Charts and diagrams as code
- - -

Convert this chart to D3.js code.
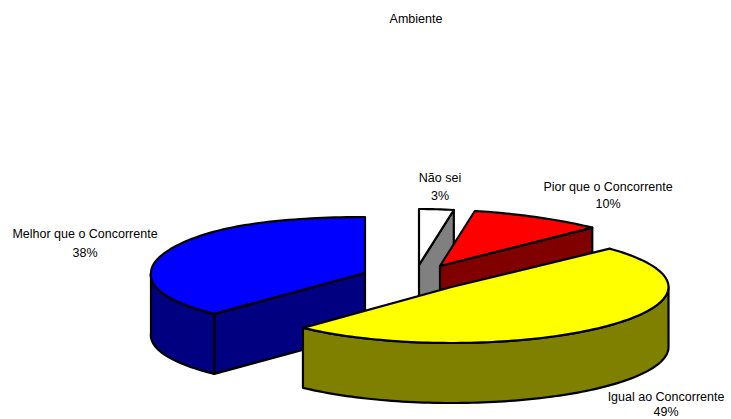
<!DOCTYPE html>
<html>
<head>
<meta charset="utf-8">
<script src="https://cdn.jsdelivr.net/npm/d3@7"></script>
<style>
  html, body { margin: 0; padding: 0; background: #fff; }
  svg { display: block; }
  text { font-family: "Liberation Sans", Arial, sans-serif; font-size: 12.5px; fill: #000; }
</style>
</head>
<body>
<svg id="chart" width="731" height="419"></svg>
<script>
// Slice data, clockwise from twelve o'clock
const chartTitle = "Ambiente";
const categories = ["Não sei", "Pior que o Concorrente", "Igual ao Concorrente", "Melhor que o Concorrente"];
const values = [3, 10, 49, 38];

// Per-slice appearance
const topColors = ["#ffffff", "#ff0000", "#ffff00", "#0000ff"];
const sideColors = ["#808080", "#800000", "#808000", "#000080"];

// Exploded slice apex positions, horizontal radii and perspective correction
const apexX = [419, 440, 451.5, 365];
const apexY = [265, 266, 287, 273];
const radiiX = [216, 216, 217, 214];
const backTaper = [0.15, 0.15, 0, -0.15];
const frontFlare = [0, 0, 0, 0.04];

// Label anchors: name baseline and percentage baseline
const labelX = [440, 608, 666, 85];
const nameY = [182, 191, 401, 238];
const percentY = [200, 208, 416, 257];

const radiusY = 56;
const depth = 60;

const svg = d3.select("#chart");
const arcs = d3.pie().sort(null)(values);
const line = d3.line();

const point = (i, a, dy = 0) => {
  const c = Math.cos(a);
  const scale = 1 - backTaper[i] * Math.pow(Math.max(0, c), 4) + frontFlare[i] * Math.max(0, -c);
  return [
    apexX[i] + radiiX[i] * scale * Math.sin(a),
    apexY[i] - radiusY * c + dy
  ];
};
const sample = (i, a0, a1, dy = 0) => {
  const steps = Math.max(2, Math.ceil(Math.abs(a1 - a0) * 40));
  return d3.range(steps + 1).map(k => point(i, a0 + (a1 - a0) * k / steps, dy));
};
const draw = (pts, fill) => {
  svg.append("path")
    .attr("d", line(pts) + "Z")
    .attr("fill", fill)
    .attr("stroke", "#000")
    .attr("stroke-width", 2.2)
    .attr("stroke-linejoin", "round");
};

// Back slices first so the nearer ones cover them
[0, 1, 3, 2].forEach(i => {
  const { startAngle: a0, endAngle: a1 } = arcs[i];
  const apex = [apexX[i], apexY[i]];
  const lower = ([x, y]) => [x, y + depth];

  // Cut face running from the apex to the arc's end that faces the viewer
  if (Math.cos(a0) > 0 && a1 < Math.PI) {
    const e = point(i, a1);
    draw([apex, e, lower(e), lower(apex)], sideColors[i]);
  }
  if (a0 > Math.PI) {
    const e = point(i, a0);
    draw([apex, e, lower(e), lower(apex)], sideColors[i]);
  }

  // Outer wall along the front half of the ellipse
  const w0 = Math.max(a0, Math.PI / 2);
  const w1 = Math.min(a1, 3 * Math.PI / 2);
  if (w1 > w0) {
    draw(sample(i, w0, w1).concat(sample(i, w1, w0, depth)), sideColors[i]);
  }

  // Top surface
  draw([apex].concat(sample(i, a0, a1)), topColors[i]);
});

// Slice labels: category name above its percentage
categories.forEach((name, i) => {
  const t = svg.append("text").attr("text-anchor", "middle");
  t.append("tspan").attr("x", labelX[i]).attr("y", nameY[i]).text(name);
  t.append("tspan").attr("x", labelX[i]).attr("y", percentY[i]).text(values[i] + "%");
});

svg.append("text").attr("x", 416).attr("y", 23).attr("text-anchor", "middle").text(chartTitle);
</script>
</body>
</html>
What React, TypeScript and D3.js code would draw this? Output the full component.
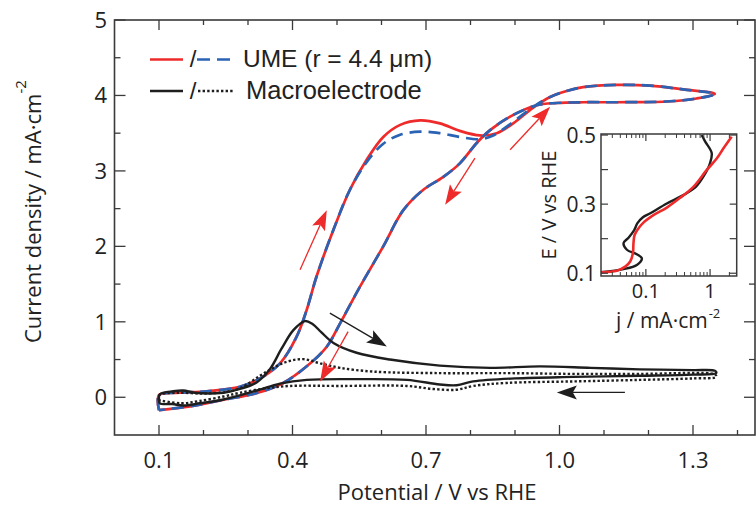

- - -

● **Problem details**
Make a word-for-word copy of the entries, without any pictures.

● **Result of the task**
Convert this chart to D3.js code.
<!DOCTYPE html>
<html>
<head>
<meta charset="utf-8">
<script src="https://cdn.jsdelivr.net/npm/d3@7"></script>
<style>
  html, body { margin: 0; padding: 0; background: #fff; }
  svg { display: block; }
  text { font-family: "Liberation Sans", Arial, sans-serif; font-size: 12.5px; fill: #000; }
</style>
</head>
<body>
<svg id="chart" width="731" height="419"></svg>
<script>
// Slice data, clockwise from twelve o'clock
const chartTitle = "Ambiente";
const categories = ["Não sei", "Pior que o Concorrente", "Igual ao Concorrente", "Melhor que o Concorrente"];
const values = [3, 10, 49, 38];

// Per-slice appearance
const topColors = ["#ffffff", "#ff0000", "#ffff00", "#0000ff"];
const sideColors = ["#808080", "#800000", "#808000", "#000080"];

// Exploded slice apex positions, horizontal radii and perspective correction
const apexX = [419, 440, 451.5, 365];
const apexY = [265, 266, 287, 273];
const radiiX = [216, 216, 217, 214];
const backTaper = [0.15, 0.15, 0, -0.15];
const frontFlare = [0, 0, 0, 0.04];

// Label anchors: name baseline and percentage baseline
const labelX = [440, 608, 666, 85];
const nameY = [182, 191, 401, 238];
const percentY = [200, 208, 416, 257];

const radiusY = 56;
const depth = 60;

const svg = d3.select("#chart");
const arcs = d3.pie().sort(null)(values);
const line = d3.line();

const point = (i, a, dy = 0) => {
  const c = Math.cos(a);
  const scale = 1 - backTaper[i] * Math.pow(Math.max(0, c), 4) + frontFlare[i] * Math.max(0, -c);
  return [
    apexX[i] + radiiX[i] * scale * Math.sin(a),
    apexY[i] - radiusY * c + dy
  ];
};
const sample = (i, a0, a1, dy = 0) => {
  const steps = Math.max(2, Math.ceil(Math.abs(a1 - a0) * 40));
  return d3.range(steps + 1).map(k => point(i, a0 + (a1 - a0) * k / steps, dy));
};
const draw = (pts, fill) => {
  svg.append("path")
    .attr("d", line(pts) + "Z")
    .attr("fill", fill)
    .attr("stroke", "#000")
    .attr("stroke-width", 2.2)
    .attr("stroke-linejoin", "round");
};

// Back slices first so the nearer ones cover them
[0, 1, 3, 2].forEach(i => {
  const { startAngle: a0, endAngle: a1 } = arcs[i];
  const apex = [apexX[i], apexY[i]];
  const lower = ([x, y]) => [x, y + depth];

  // Cut face running from the apex to the arc's end that faces the viewer
  if (Math.cos(a0) > 0 && a1 < Math.PI) {
    const e = point(i, a1);
    draw([apex, e, lower(e), lower(apex)], sideColors[i]);
  }
  if (a0 > Math.PI) {
    const e = point(i, a0);
    draw([apex, e, lower(e), lower(apex)], sideColors[i]);
  }

  // Outer wall along the front half of the ellipse
  const w0 = Math.max(a0, Math.PI / 2);
  const w1 = Math.min(a1, 3 * Math.PI / 2);
  if (w1 > w0) {
    draw(sample(i, w0, w1).concat(sample(i, w1, w0, depth)), sideColors[i]);
  }

  // Top surface
  draw([apex].concat(sample(i, a0, a1)), topColors[i]);
});

// Slice labels: category name above its percentage
categories.forEach((name, i) => {
  const t = svg.append("text").attr("text-anchor", "middle");
  t.append("tspan").attr("x", labelX[i]).attr("y", nameY[i]).text(name);
  t.append("tspan").attr("x", labelX[i]).attr("y", percentY[i]).text(values[i] + "%");
});

svg.append("text").attr("x", 416).attr("y", 23).attr("text-anchor", "middle").text(chartTitle);
</script>
</body>
</html>
What React, TypeScript and D3.js code would draw this? Output the full component.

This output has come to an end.